Reproduce every line in the listing that contains the word "this".

--- START OF ITEMS ---

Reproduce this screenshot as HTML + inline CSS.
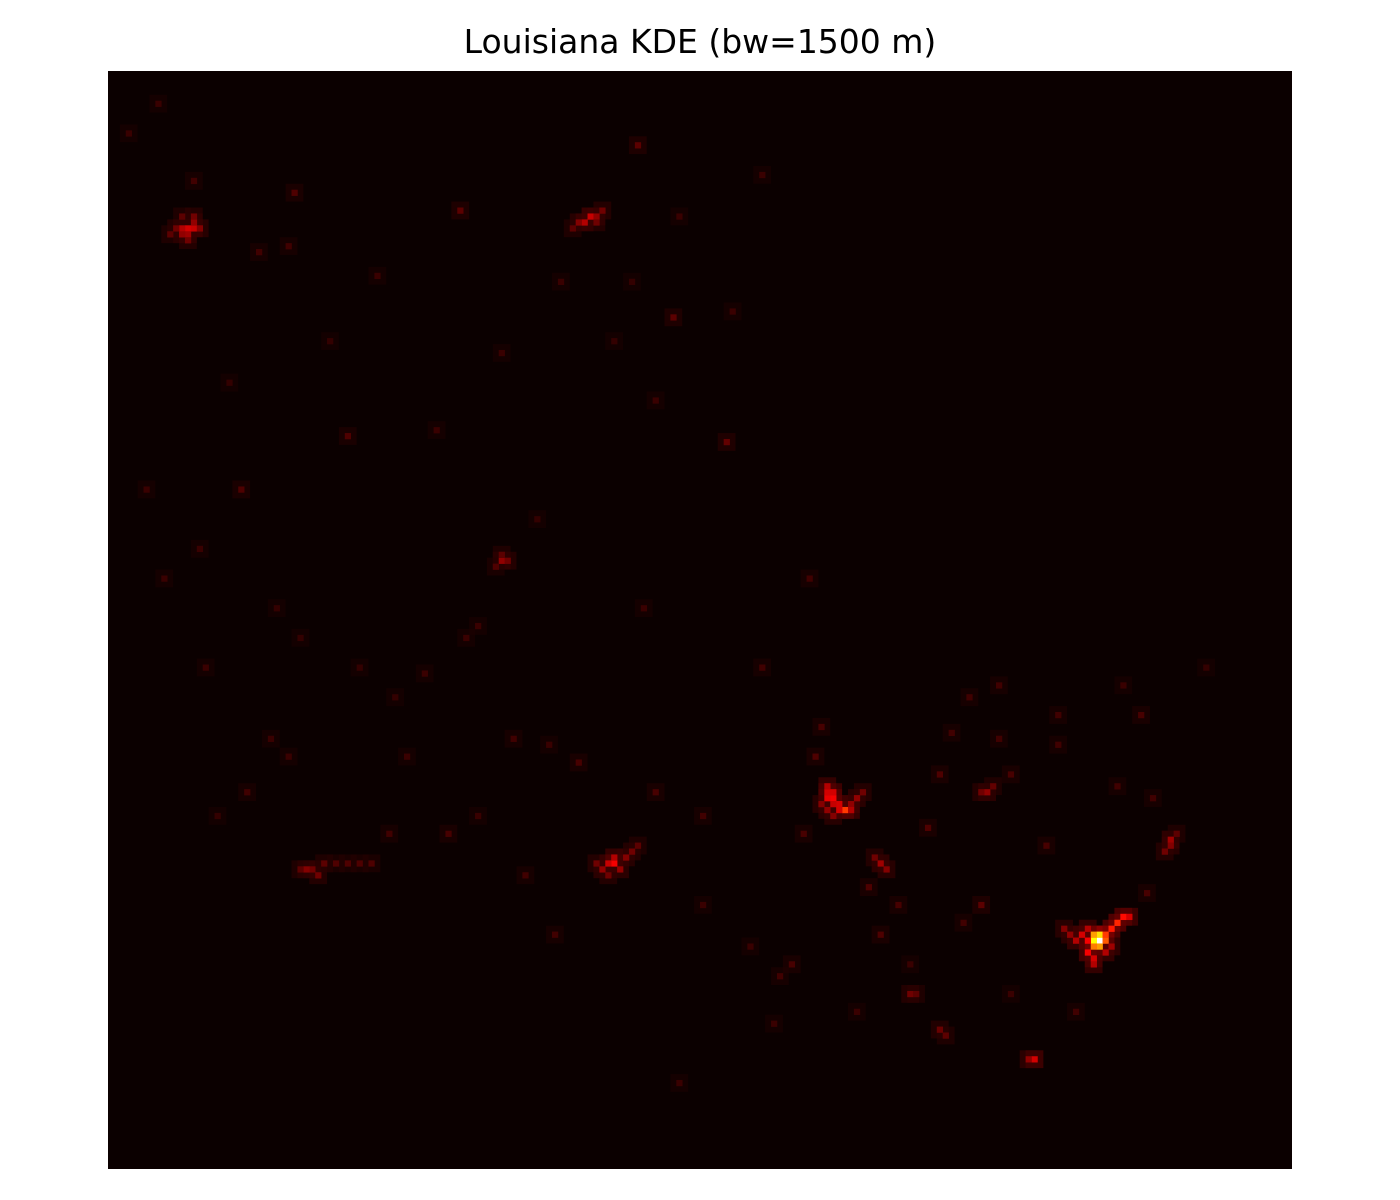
<!DOCTYPE html>
<html><head><meta charset="utf-8"><style>
body{margin:0;background:#fff;width:1400px;height:1200px;overflow:hidden}
#title{position:absolute;left:0;width:1400px;top:22px;text-align:center;font:33px "DejaVu Sans","Liberation Sans",sans-serif;color:#000}
svg{position:absolute;left:0;top:0}
</style></head><body>
<div id="title">Louisiana KDE (bw=1500 m)</div>
<svg id="chart" width="1400" height="1200"></svg>
<script>
const nCols = 200, nRows = 185;
const cellCols = [167,166,167,166,168,167,166,168,169,170,171,172,165,164,165,166,166,163,162,161,168,169,165,
124,123,122,121,121,122,121,122,123,125,125,126,120,121,122,127,
85,84,85,86,83,87,88,84,89,82,
13,14,12,13,14,12,11,10,15,13,14,12,
80,81,82,79,83,82,78,
66,67,66,65,
34,33,35,36,32,38,40,42,44,
156,155,179,179,178,180,148,147,149,130,131,129,135,136,140,141,
95,104,40,22,147,89,59,31,
3,8,25,37,55,72,90,110,120,60,48,30,18,70,100,115,130,140,150,158,170,175,185,160,145,135,112,96,75,62,50,42,28,15,6,88,92,105,118,152,
119,117,128,133,144,152,160,174,176,138,142,150,171,163,126,113,108,100,92,79,74,68,57,47,23,27,16,9,14,30,45,66,76,85,96,110,62,53,32,20];
const cellRows = [146,146,145,145,146,147,147,145,144,143,142,142,146,145,148,149,150,146,145,144,148,147,144,
124,123,122,122,121,121,120,123,124,123,124,122,123,124,125,121,
133,133,132,134,134,132,131,135,130,133,
26,26,26,27,25,27,26,27,26,28,24,24,
25,24,24,25,23,25,26,
82,82,81,83,
134,134,135,133,134,133,133,133,133,
166,166,129,130,131,128,121,121,120,133,134,132,155,155,161,162,
41,62,61,70,140,12,23,20,
10,5,30,45,60,75,90,100,110,95,105,115,125,135,140,150,145,118,112,130,120,138,100,108,105,150,160,170,145,125,115,100,90,80,70,35,55,40,85,155,
115,128,137,140,143,118,113,108,122,127,111,103,103,158,158,152,147,125,121,116,113,112,128,128,121,112,100,85,18,29,34,47,35,45,24,17,93,101,95,52];
const cellVals = [1.0,0.75,0.7,0.6,0.5,0.6,0.55,0.45,0.4,0.42,0.38,0.3,0.35,0.3,0.35,0.3,0.25,0.25,0.2,0.18,0.25,0.22,0.25,
0.45,0.3,0.35,0.33,0.3,0.3,0.25,0.28,0.3,0.2,0.25,0.2,0.18,0.2,0.18,0.15,
0.35,0.28,0.25,0.2,0.2,0.18,0.15,0.15,0.12,0.15,
0.3,0.28,0.25,0.22,0.2,0.2,0.15,0.12,0.18,0.15,0.15,0.12,
0.25,0.28,0.2,0.18,0.15,0.15,0.12,
0.2,0.15,0.12,0.1,
0.15,0.18,0.15,0.12,0.12,0.1,0.1,0.1,0.1,
0.3,0.2,0.22,0.18,0.15,0.12,0.2,0.15,0.13,0.22,0.18,0.15,0.15,0.12,0.14,0.12,
0.12,0.13,0.1,0.1,0.12,0.12,0.12,0.1,
0.07,0.07,0.08,0.06,0.07,0.06,0.07,0.08,0.09,0.07,0.06,0.07,0.06,0.08,0.07,0.09,0.1,0.1,0.08,0.09,0.08,0.09,0.06,0.08,0.08,0.07,0.07,0.07,0.08,0.07,0.07,0.06,0.06,0.07,0.07,0.06,0.07,0.07,0.08,0.07,
0.1,0.09,0.1,0.09,0.08,0.09,0.08,0.09,0.08,0.1,0.08,0.08,0.07,0.08,0.07,0.08,0.07,0.08,0.09,0.09,0.07,0.08,0.09,0.08,0.08,0.07,0.07,0.07,0.08,0.08,0.07,0.07,0.07,0.06,0.07,0.07,0.07,0.07,0.06,0.06];
const X0=108, Y0=71, W=1184, H=1098;
const cw=W/nCols, ch=H/nRows;
const xScale = c => X0 + c*cw;
const yScale = r => Y0 + r*ch;
function hot(v){
  const r=Math.min(1,0.0416+v/0.365*(1-0.0416));
  const g=Math.max(0,Math.min(1,(v-0.365)/(0.746-0.365)));
  const b=Math.max(0,Math.min(1,(v-0.746)/(1-0.746)));
  return `rgb(${Math.round(r*255)},${Math.round(g*255)},${Math.round(b*255)})`;
}
const svg=document.getElementById('chart');
const NS='http://www.w3.org/2000/svg';
const bg=document.createElementNS(NS,'rect');


bg.setAttribute('x',X0);bg.setAttribute('y',Y0);bg.setAttribute('width',W);bg.setAttribute('height',H);
bg.setAttribute('fill',hot(0));
svg.appendChild(bg);
for(let i=0;i<cellVals.length;i++){
  const h=document.createElementNS(NS,'rect');
  
  
  h.setAttribute('x',xScale(cellCols[i]-1).toFixed(2));
  h.setAttribute('y',yScale(cellRows[i]-1).toFixed(2));
  h.setAttribute('width',(cw*3).toFixed(2));
  h.setAttribute('height',(ch*3).toFixed(2));
  h.setAttribute('fill',hot(cellVals[i]*0.4));
  h.setAttribute('opacity','0.6');
  svg.appendChild(h);
}
for(let i=0;i<cellVals.length;i++){
  const r=document.createElementNS(NS,'rect');
  
  
  r.setAttribute('x',xScale(cellCols[i]).toFixed(2));
  r.setAttribute('y',yScale(cellRows[i]).toFixed(2));
  r.setAttribute('width',(cw+0.3).toFixed(2));
  r.setAttribute('height',(ch+0.3).toFixed(2));
  r.setAttribute('fill',hot(cellVals[i]));
  svg.appendChild(r);
}
</script>
</body></html>
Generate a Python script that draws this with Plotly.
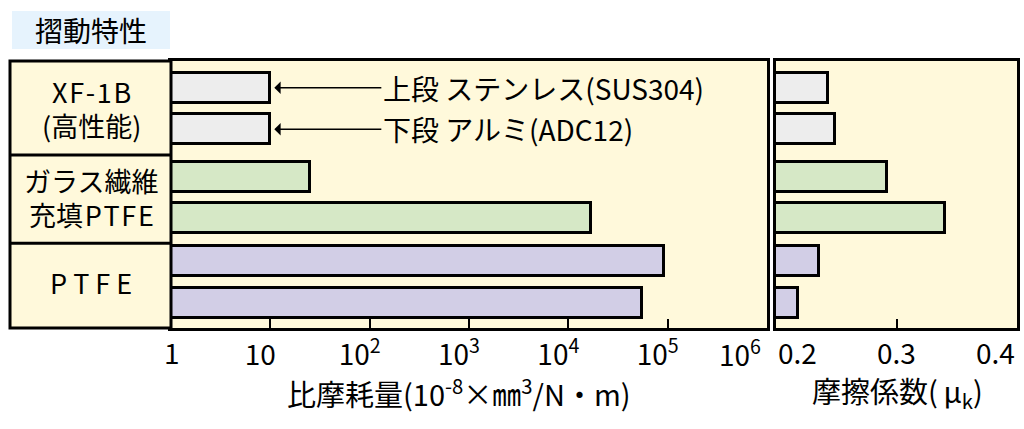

--- END OF ITEMS ---

= WORKED SOLUTION =
Reproduce this screenshot as HTML + inline CSS.
Generate a Python script that draws this with Plotly.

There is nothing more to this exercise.